WHAT YOU HAVE TO DO: Check each line below for the word "with" and give the number of lines that have it, nothing more.

EXCERPTED DATA:
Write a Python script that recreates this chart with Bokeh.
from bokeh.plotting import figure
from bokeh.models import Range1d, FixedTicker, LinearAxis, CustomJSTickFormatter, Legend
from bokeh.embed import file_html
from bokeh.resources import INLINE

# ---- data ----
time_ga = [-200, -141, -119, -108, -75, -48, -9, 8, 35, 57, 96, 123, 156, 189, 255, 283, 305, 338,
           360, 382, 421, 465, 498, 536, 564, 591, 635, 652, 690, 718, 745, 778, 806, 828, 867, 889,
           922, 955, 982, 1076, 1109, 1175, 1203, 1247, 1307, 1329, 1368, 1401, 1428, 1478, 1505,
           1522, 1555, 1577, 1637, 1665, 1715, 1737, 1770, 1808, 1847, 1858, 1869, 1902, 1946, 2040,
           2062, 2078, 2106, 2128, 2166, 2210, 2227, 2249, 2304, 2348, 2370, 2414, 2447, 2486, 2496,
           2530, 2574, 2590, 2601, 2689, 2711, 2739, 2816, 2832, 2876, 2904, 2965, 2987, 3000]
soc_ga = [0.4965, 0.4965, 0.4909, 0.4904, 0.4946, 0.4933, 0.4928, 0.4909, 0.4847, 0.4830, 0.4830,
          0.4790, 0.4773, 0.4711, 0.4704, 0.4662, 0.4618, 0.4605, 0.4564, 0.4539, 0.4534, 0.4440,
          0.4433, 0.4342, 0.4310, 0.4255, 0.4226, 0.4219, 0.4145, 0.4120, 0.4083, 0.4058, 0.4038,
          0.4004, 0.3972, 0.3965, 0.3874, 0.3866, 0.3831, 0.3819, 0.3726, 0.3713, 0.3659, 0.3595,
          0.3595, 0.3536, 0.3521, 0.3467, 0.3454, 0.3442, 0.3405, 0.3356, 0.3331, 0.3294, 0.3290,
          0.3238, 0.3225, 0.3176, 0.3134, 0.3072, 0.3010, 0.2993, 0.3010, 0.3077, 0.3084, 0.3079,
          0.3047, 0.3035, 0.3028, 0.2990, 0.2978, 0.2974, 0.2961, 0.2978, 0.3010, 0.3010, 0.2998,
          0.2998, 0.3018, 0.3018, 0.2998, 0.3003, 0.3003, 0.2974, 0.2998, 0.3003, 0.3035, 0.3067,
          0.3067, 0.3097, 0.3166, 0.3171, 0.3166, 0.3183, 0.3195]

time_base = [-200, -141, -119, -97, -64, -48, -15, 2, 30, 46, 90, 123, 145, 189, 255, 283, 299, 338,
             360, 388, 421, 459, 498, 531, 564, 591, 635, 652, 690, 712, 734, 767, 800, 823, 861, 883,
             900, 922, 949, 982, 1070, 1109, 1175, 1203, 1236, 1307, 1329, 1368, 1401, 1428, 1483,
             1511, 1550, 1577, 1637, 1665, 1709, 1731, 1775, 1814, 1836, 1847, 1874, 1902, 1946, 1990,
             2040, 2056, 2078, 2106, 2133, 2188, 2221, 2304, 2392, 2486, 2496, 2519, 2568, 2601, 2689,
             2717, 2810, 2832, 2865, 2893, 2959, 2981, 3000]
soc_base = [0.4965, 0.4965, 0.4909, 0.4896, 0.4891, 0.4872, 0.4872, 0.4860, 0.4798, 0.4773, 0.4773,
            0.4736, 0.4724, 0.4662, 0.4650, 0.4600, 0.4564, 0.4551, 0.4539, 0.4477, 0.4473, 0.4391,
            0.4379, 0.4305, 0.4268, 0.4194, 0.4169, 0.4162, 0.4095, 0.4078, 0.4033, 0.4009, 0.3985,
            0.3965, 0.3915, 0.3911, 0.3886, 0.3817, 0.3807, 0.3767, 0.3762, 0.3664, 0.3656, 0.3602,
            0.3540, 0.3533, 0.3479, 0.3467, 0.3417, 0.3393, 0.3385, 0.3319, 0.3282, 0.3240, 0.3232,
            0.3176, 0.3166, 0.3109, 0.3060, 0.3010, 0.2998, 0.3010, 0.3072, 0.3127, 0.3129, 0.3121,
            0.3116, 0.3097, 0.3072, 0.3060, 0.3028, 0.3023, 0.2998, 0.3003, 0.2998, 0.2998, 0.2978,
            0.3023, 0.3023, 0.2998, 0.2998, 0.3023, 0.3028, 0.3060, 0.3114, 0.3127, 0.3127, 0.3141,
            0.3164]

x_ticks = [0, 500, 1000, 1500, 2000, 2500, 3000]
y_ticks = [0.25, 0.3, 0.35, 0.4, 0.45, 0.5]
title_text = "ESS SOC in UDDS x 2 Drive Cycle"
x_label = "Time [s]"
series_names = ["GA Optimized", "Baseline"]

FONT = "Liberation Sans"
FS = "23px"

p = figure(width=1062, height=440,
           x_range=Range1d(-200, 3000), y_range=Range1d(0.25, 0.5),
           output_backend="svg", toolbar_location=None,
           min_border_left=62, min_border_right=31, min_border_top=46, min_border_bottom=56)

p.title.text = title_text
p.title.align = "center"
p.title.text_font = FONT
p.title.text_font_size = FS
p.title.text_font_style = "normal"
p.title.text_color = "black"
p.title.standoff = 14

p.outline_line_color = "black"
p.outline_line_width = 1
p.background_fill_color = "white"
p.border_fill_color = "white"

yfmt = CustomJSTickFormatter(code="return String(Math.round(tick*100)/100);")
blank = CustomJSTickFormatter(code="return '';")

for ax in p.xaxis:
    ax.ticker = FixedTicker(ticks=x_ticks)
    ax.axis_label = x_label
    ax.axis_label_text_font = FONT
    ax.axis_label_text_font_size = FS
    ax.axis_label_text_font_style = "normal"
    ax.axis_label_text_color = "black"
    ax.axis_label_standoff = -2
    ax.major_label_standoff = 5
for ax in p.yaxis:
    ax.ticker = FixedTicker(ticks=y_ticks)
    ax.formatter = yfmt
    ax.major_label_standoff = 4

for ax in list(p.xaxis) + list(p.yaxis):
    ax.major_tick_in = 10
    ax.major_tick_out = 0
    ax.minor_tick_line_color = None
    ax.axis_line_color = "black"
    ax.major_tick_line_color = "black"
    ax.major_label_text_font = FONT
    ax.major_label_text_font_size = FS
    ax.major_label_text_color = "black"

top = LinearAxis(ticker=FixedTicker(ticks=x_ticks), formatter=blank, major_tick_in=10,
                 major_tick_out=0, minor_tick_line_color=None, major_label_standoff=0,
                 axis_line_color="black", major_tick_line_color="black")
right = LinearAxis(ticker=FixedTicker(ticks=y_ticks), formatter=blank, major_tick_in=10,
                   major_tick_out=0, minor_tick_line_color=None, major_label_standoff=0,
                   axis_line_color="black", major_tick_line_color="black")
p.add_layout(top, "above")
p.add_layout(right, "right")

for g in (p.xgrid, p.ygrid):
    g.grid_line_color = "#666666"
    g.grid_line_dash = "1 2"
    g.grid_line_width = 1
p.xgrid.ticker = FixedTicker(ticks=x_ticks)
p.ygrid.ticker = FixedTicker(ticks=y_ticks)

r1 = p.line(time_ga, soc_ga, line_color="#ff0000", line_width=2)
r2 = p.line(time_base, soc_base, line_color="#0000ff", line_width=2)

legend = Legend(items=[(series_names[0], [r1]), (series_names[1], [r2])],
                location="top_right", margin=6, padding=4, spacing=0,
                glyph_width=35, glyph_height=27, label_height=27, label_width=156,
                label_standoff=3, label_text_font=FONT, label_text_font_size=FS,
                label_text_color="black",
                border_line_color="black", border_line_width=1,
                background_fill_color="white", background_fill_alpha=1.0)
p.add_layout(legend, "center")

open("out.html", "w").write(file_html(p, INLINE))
* * *
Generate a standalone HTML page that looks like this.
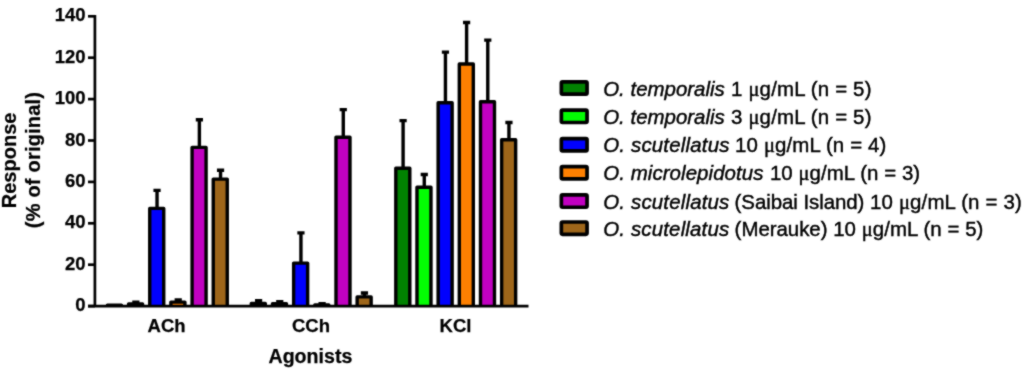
...
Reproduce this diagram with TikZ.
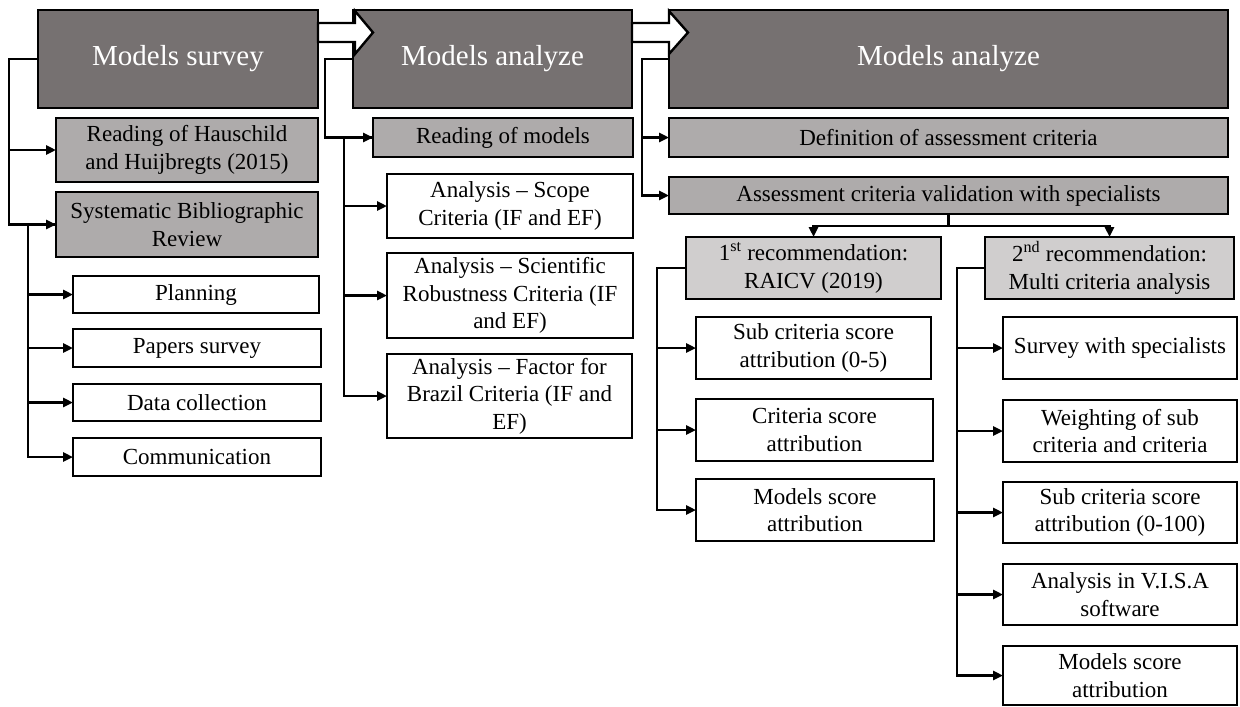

RESULT OF THIS EXERCISE: 2